William Arens, and the Cannibalism in the Colonial World collection (ed. Hulme and Barker), have remained important touchstones to my work on Andreas, especially working out the spatial, temporal and economic distortions of inherent in thinking about man-eating. I would like to keep that sense of extimite that Mermedonians invoke without perhaps having to go so far as to say that Mermedonia is England. I am especially interested in how Arens' The Man-Eating Myth works together with Johannes Fabian's Times and the Other in creating a critique of how the comparative sense of time is integral with imagined food practice. If we can read a people's place in time by the way they eat, then perhaps time travel is as simple as choosing the right thing to have for lunch... (maybe that's a bit too wacky).

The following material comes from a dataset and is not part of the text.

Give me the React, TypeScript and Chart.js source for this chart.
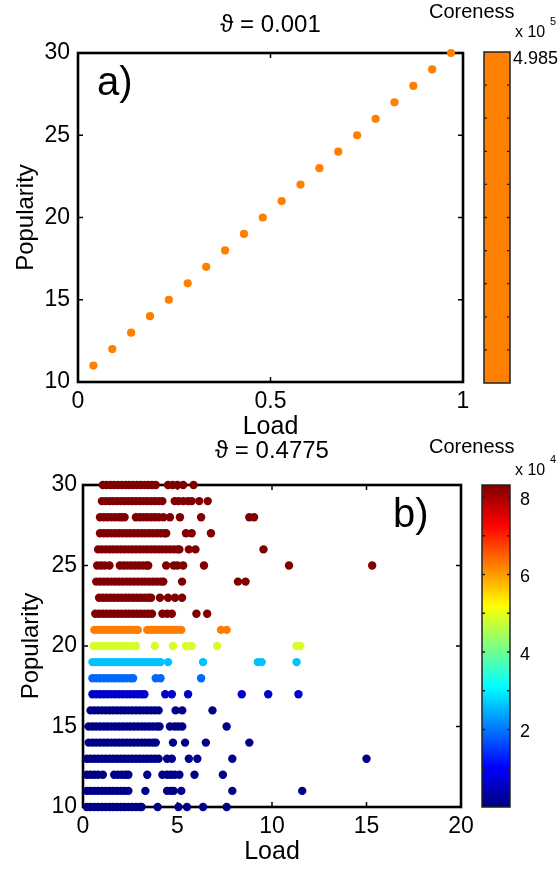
import React, { useEffect, useRef } from "react";
import { Chart, registerables } from "chart.js";

Chart.register(...registerables);

const FONT = "'Liberation Sans', Arial, Helvetica, sans-serif";

// ---------- Panel a ----------
const titleA = "ϑ = 0.001";
const popularityA = [11, 12, 13, 14, 15, 16, 17, 18, 19, 20, 21, 22, 23, 24, 25, 26, 27, 28, 29, 30];
const loadA = [0.04, 0.089, 0.138, 0.187, 0.236, 0.285, 0.333, 0.382, 0.431, 0.48, 0.529, 0.578, 0.627, 0.676, 0.725, 0.773, 0.822, 0.871, 0.92, 0.969];
const colorA = "rgb(255,128,0)";
const cbLabelA = "4.985";
const cbExpA = "5";

// ---------- Panel b ----------
const titleB = "ϑ = 0.4775";
const popularityB = [10, 11, 12, 13, 14, 15, 16, 17, 18, 19, 20, 21, 22, 23, 24, 25, 26, 27, 28, 29, 30];
// coreness per popularity level (x 10^4)
const corenessB = [0.06, 0.06, 0.06, 0.06, 0.06, 0.06, 0.06, 0.63, 1.88, 2.6, 4.86, 6.25, 8.31, 8.31, 8.31, 8.31, 8.31, 8.31, 8.31, 8.31, 8.31];
const cbMinB = 0;
const cbMaxB = 8.31;
const cbTicksB = [1, 2, 3, 4, 5, 6, 7, 8];
const cbLabelsB = [2, 4, 6, 8];
const cbExpB = "4";
const loadsB = [
  [0.2, 0.4, 0.6, 0.8, 1.0, 1.2, 1.4, 1.6, 1.8, 2.0, 2.2, 2.4, 2.6, 2.8, 3.0, 3.1, 3.95, 5.05, 5.5, 6.35, 7.6],
  [0.2, 0.4, 0.6, 0.8, 1.0, 1.2, 1.4, 1.6, 1.8, 2.0, 2.2, 2.4, 3.3, 4.45, 4.65, 4.8, 5.2, 7.9, 11.6],
  [0.2, 0.4, 0.6, 0.8, 1.05, 1.65, 1.85, 2.05, 2.25, 2.4, 3.4, 4.2, 4.45, 4.65, 4.85, 5.1, 5.9, 7.4],
  [0.2, 0.4, 0.6, 0.8, 1.0, 1.2, 1.4, 1.6, 1.8, 2.0, 2.2, 2.4, 2.6, 2.8, 3.0, 3.2, 3.4, 3.6, 3.8, 4.0, 4.45, 4.7, 5.6, 6.05, 7.9, 15.0],
  [0.3, 0.5, 0.7, 0.9, 1.1, 1.3, 1.5, 1.7, 1.9, 2.1, 2.3, 2.5, 2.7, 2.9, 3.1, 3.3, 3.5, 3.7, 3.85, 4.76, 5.4, 6.5, 8.8],
  [0.3, 0.5, 0.7, 0.9, 1.1, 1.3, 1.5, 1.7, 1.9, 2.1, 2.3, 2.5, 2.7, 2.9, 3.1, 3.3, 3.5, 3.7, 3.9, 4.05, 4.6, 4.85, 5.05, 5.25, 7.6],
  [0.4, 0.6, 0.8, 1.0, 1.2, 1.4, 1.6, 1.8, 2.0, 2.2, 2.4, 2.6, 2.8, 3.0, 3.2, 3.4, 3.6, 3.8, 4.0, 4.9, 5.25, 6.85],
  [0.5, 0.7, 0.9, 1.1, 1.3, 1.5, 1.7, 1.9, 2.1, 2.3, 2.5, 2.7, 2.9, 3.1, 3.25, 4.35, 4.7, 5.56, 8.4, 9.8, 11.4],
  [0.5, 0.7, 0.9, 1.1, 1.3, 1.5, 1.7, 1.9, 2.1, 2.3, 2.5, 2.65, 3.85, 4.1, 6.25],
  [0.5, 0.7, 0.9, 1.1, 1.3, 1.5, 1.7, 1.9, 2.1, 2.3, 2.5, 2.7, 2.9, 3.1, 3.3, 3.5, 3.7, 3.9, 4.1, 4.5, 6.35, 9.25, 9.45, 11.3],
  [0.55, 0.75, 0.95, 1.15, 1.35, 1.55, 1.75, 1.95, 2.15, 2.35, 2.55, 2.8, 3.8, 4.76, 5.45, 5.75, 7.1, 11.3, 11.5],
  [0.6, 0.8, 1.0, 1.2, 1.4, 1.6, 1.8, 2.0, 2.2, 2.4, 2.6, 2.8, 2.9, 3.4, 3.6, 3.8, 4.0, 4.2, 4.4, 4.6, 4.8, 5.0, 5.2, 7.3, 7.6],
  [0.65, 0.85, 1.05, 1.25, 1.45, 1.65, 1.85, 2.05, 2.25, 2.45, 2.65, 2.85, 3.05, 3.25, 3.45, 3.65, 4.2, 4.45, 4.7, 6.0, 6.57],
  [0.85, 1.05, 1.25, 1.45, 1.65, 1.85, 2.05, 2.25, 2.45, 2.65, 2.85, 3.05, 3.25, 3.45, 3.6, 4.07, 4.5, 4.87, 5.24],
  [0.7, 0.9, 1.1, 1.3, 1.5, 1.7, 1.9, 2.1, 2.3, 2.5, 2.7, 2.9, 3.1, 3.3, 3.5, 3.7, 3.9, 4.1, 4.25, 5.24, 8.2, 8.6],
  [0.75, 0.95, 1.15, 1.4, 1.95, 2.15, 2.35, 2.55, 2.75, 2.95, 3.15, 3.35, 3.45, 4.4, 4.8, 5.0, 5.3, 6.4, 10.9, 15.3],
  [0.8, 1.0, 1.2, 1.4, 1.6, 1.8, 2.0, 2.2, 2.4, 2.6, 2.8, 3.0, 3.2, 3.4, 3.6, 3.8, 4.0, 4.2, 4.4, 4.6, 4.8, 5.0, 5.1, 5.6, 5.95, 9.55],
  [0.9, 1.1, 1.3, 1.5, 1.7, 1.9, 2.1, 2.3, 2.5, 2.7, 2.9, 3.1, 3.3, 3.5, 3.7, 3.9, 4.1, 4.3, 4.4, 5.45, 5.75, 6.77],
  [0.9, 1.1, 1.3, 1.5, 1.7, 1.9, 2.05, 2.2, 2.8, 3.0, 3.2, 3.4, 3.6, 3.8, 4.0, 4.25, 4.6, 5.13, 6.25, 8.8, 9.05],
  [1.0, 1.2, 1.4, 1.6, 1.8, 2.0, 2.2, 2.4, 2.6, 2.8, 3.0, 3.2, 3.4, 3.6, 3.8, 4.0, 4.2, 4.85, 5.05, 5.3, 5.55, 5.75, 6.15, 6.6],
  [1.05, 1.25, 1.45, 1.65, 1.85, 2.05, 2.25, 2.45, 2.65, 2.85, 3.05, 3.25, 3.45, 3.65, 3.85, 4.5, 4.75, 5.0, 5.3, 5.85],
];

function jet(t: number): string {
  const c = (v: number) => Math.round(255 * Math.max(0, Math.min(1, v)));
  return `rgb(${c(1.5 - Math.abs(4 * t - 3))},${c(1.5 - Math.abs(4 * t - 2))},${c(1.5 - Math.abs(4 * t - 1))})`;
}

function makeOverlay(cfg: any) {
  return {
    id: "overlay_" + cfg.key,
    beforeDatasetsDraw(chart: any) {
      const { ctx, chartArea: a, scales } = chart;
      ctx.save();
      ctx.strokeStyle = "#000";
      ctx.lineWidth = 1.5;
      const tl = 5;
      ctx.beginPath();
      scales.x.ticks.forEach((t: any) => {
        const px = scales.x.getPixelForValue(t.value);
        ctx.moveTo(px, a.bottom);
        ctx.lineTo(px, a.bottom - tl);
        ctx.moveTo(px, a.top);
        ctx.lineTo(px, a.top + tl);
      });
      scales.y.ticks.forEach((t: any) => {
        const py = scales.y.getPixelForValue(t.value);
        ctx.moveTo(a.left, py);
        ctx.lineTo(a.left + tl, py);
        ctx.moveTo(a.right, py);
        ctx.lineTo(a.right - tl, py);
      });
      ctx.stroke();
      ctx.lineWidth = 2.6;
      ctx.strokeRect(a.left, a.top, a.right - a.left, a.bottom - a.top);
      ctx.restore();
    },
    afterDraw(chart: any) {
      const { ctx, chartArea: a } = chart;
      ctx.save();
      ctx.fillStyle = "#000";
      // title
      ctx.font = `24px ${FONT}`;
      ctx.textAlign = "center";
      ctx.textBaseline = "alphabetic";
      ctx.fillText(cfg.title, (a.left + a.right) / 2, cfg.titleY);
      // panel letter
      ctx.font = `40px ${FONT}`;
      ctx.textAlign = "left";
      ctx.fillText(cfg.letter, cfg.letterX, cfg.letterY);
      // colorbar
      const cb = cfg.cb;
      if (cb.jet) {
        const g = ctx.createLinearGradient(0, cb.y + cb.h, 0, cb.y);
        for (let i = 0; i <= 64; i++) g.addColorStop(i / 64, jet(i / 64));
        ctx.fillStyle = g;
      } else {
        ctx.fillStyle = cb.fill;
      }
      ctx.fillRect(cb.x, cb.y, cb.w, cb.h);
      ctx.strokeStyle = "#222";
      ctx.lineWidth = 1.3;
      ctx.beginPath();
      cb.ticks.forEach((v: number) => {
        const py = cb.y + cb.h - ((v - cb.min) / (cb.max - cb.min)) * cb.h;
        ctx.moveTo(cb.x, py);
        ctx.lineTo(cb.x + 3, py);
        ctx.moveTo(cb.x + cb.w, py);
        ctx.lineTo(cb.x + cb.w - 3, py);
      });
      ctx.stroke();
      ctx.lineWidth = 1.5;
      ctx.strokeRect(cb.x, cb.y, cb.w, cb.h);
      ctx.fillStyle = "#000";
      ctx.font = `18px ${FONT}`;
      ctx.textAlign = "left";
      ctx.textBaseline = "middle";
      cb.labels.forEach((l: any) => {
        const py = cb.y + cb.h - ((l.v - cb.min) / (cb.max - cb.min)) * cb.h;
        ctx.fillText(l.text, cb.labelX, py + cb.labelDy);
      });
      ctx.textBaseline = "alphabetic";
      ctx.font = `20px ${FONT}`;
      ctx.fillText("Coreness", 429, cfg.coreY);
      ctx.font = `16px ${FONT}`;
      ctx.fillText("x 10", 515, cfg.expY);
      ctx.font = `11px ${FONT}`;
      ctx.fillText(cfg.exp, 550, cfg.expY - 12);
      ctx.restore();
    },
  };
}

function axes(opts: any) {
  return {
    x: {
      type: "linear",
      min: opts.xMin,
      max: opts.xMax,
      ticks: {
        stepSize: opts.xStep,
        padding: 6,
        font: { size: 23 },
        color: "#000",
        autoSkip: false,
        maxRotation: 0,
        callback: (v: any) => String(Number(v)),
      },
      grid: { display: false, drawTicks: false },
      border: { display: false },
      title: { display: true, text: "Load", font: { size: 25 }, color: "#000", padding: { top: 0, bottom: opts.xTitlePad } },
      afterFit: (s: any) => {
        s.height = opts.xHeight;
      },
    },
    y: {
      type: "linear",
      min: 10,
      max: 30,
      ticks: { stepSize: 5, padding: opts.yTickPad, font: { size: 23 }, color: "#000", autoSkip: false },
      grid: { display: false, drawTicks: false },
      border: { display: false },
      title: { display: true, text: "Popularity", font: { size: 24 }, color: "#000", padding: { top: opts.yTitlePad, bottom: 0 } },
      afterFit: (s: any) => {
        s.width = opts.yWidth;
      },
    },
  };
}

export default function App() {
  const refA = useRef<HTMLCanvasElement>(null);
  const refB = useRef<HTMLCanvasElement>(null);

  useEffect(() => {
    Chart.defaults.font.family = FONT;
    Chart.defaults.color = "#000";

    const chartA = new Chart(refA.current as HTMLCanvasElement, {
      type: "scatter",
      data: {
        datasets: [
          {
            data: loadA.map((x, i) => ({ x, y: popularityA[i] })),
            pointRadius: 4.1,
            pointBorderWidth: 0,
            pointBackgroundColor: colorA,
            pointBorderColor: colorA,
            clip: false,
          } as any,
        ],
      },
      options: {
        animation: false,
        responsive: false,
        maintainAspectRatio: false,
        layout: { padding: { top: 53, right: 97, bottom: 0, left: 0 } },
        plugins: { legend: { display: false }, tooltip: { enabled: false } },
        scales: axes({ xMin: 0, xMax: 1, xStep: 0.5, xHeight: 63, xTitlePad: 2.5, yWidth: 78, yTickPad: 8, yTitlePad: 11.6 }) as any,
      },
      plugins: [
        makeOverlay({
          key: "a",
          title: titleA,
          titleY: 32,
          letter: "a)",
          letterX: 97,
          letterY: 95,
          coreY: 18,
          expY: 37,
          exp: cbExpA,
          cb: {
            x: 484, y: 52, w: 26, h: 331, min: 0, max: 10, fill: colorA,
            ticks: [1, 2, 3, 4, 5, 6, 7, 8, 9],
            labels: [{ v: 10, text: cbLabelA }],
            labelX: 513, labelDy: 7,
          },
        }),
      ],
    });

    const chartB = new Chart(refB.current as HTMLCanvasElement, {
      type: "scatter",
      data: {
        datasets: popularityB.map((p, i) => {
          const col = jet((corenessB[i] - cbMinB) / (cbMaxB - cbMinB));
          return {
            data: loadsB[i].map((x) => ({ x, y: p })),
            pointRadius: 4.2,
            pointBorderWidth: 0,
            pointBackgroundColor: col,
            pointBorderColor: col,
            clip: false,
          } as any;
        }),
      },
      options: {
        animation: false,
        responsive: false,
        maintainAspectRatio: false,
        layout: { padding: { top: 60, right: 99, bottom: 0, left: 0 } },
        plugins: { legend: { display: false }, tooltip: { enabled: false } },
        scales: axes({ xMin: 0, xMax: 20, xStep: 5, xHeight: 64, xTitlePad: 4, yWidth: 83, yTickPad: 6, yTitlePad: 16.6 }) as any,
      },
      plugins: [
        makeOverlay({
          key: "b",
          title: titleB,
          titleY: 33,
          letter: "b)",
          letterX: 393,
          letterY: 102,
          coreY: 28,
          expY: 50,
          exp: cbExpB,
          cb: {
            x: 482, y: 60, w: 28, h: 322, min: cbMinB, max: cbMaxB, jet: true,
            ticks: cbTicksB,
            labels: cbLabelsB.map((v) => ({ v, text: String(v) })),
            labelX: 520, labelDy: 3,
          },
        }),
      ],
    });

    return () => {
      chartA.destroy();
      chartB.destroy();
    };
  }, []);

  return (
    <div style={{ position: "absolute", left: 0, top: 0, width: 560, height: 871, background: "#fff" }}>
      <canvas ref={refA} width={560} height={445} style={{ position: "absolute", left: 0, top: 0, width: 560, height: 445 }} />
      <canvas ref={refB} width={560} height={446} style={{ position: "absolute", left: 0, top: 425, width: 560, height: 446 }} />
    </div>
  );
}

And, in response to your last idea: I would totally agree that the comparison between the Phoenix and the Mermedonians dissolves the notion of the cycle. The big difference in the scale of time between moments of consumption--1,000 years for the Phoenix, 30 days for the Mermedonians--suggests a switch in emphasis from the large-scale cosmological sense of history to the microcosm of practice, a smaller-scale view of embodied time. So yes, the comparison reveals "two incompatible forces both simultaneously present" as you say, but only so far as practice is invisible to the larger cyclical movement. Perhaps then the comparison that the Andreas-author makes between the Mermedonians and The Phoenix is an attempt to pull down the macrocosmic narrative of historical progress to the level where human action matters where change is not seen as inevitability or Progress.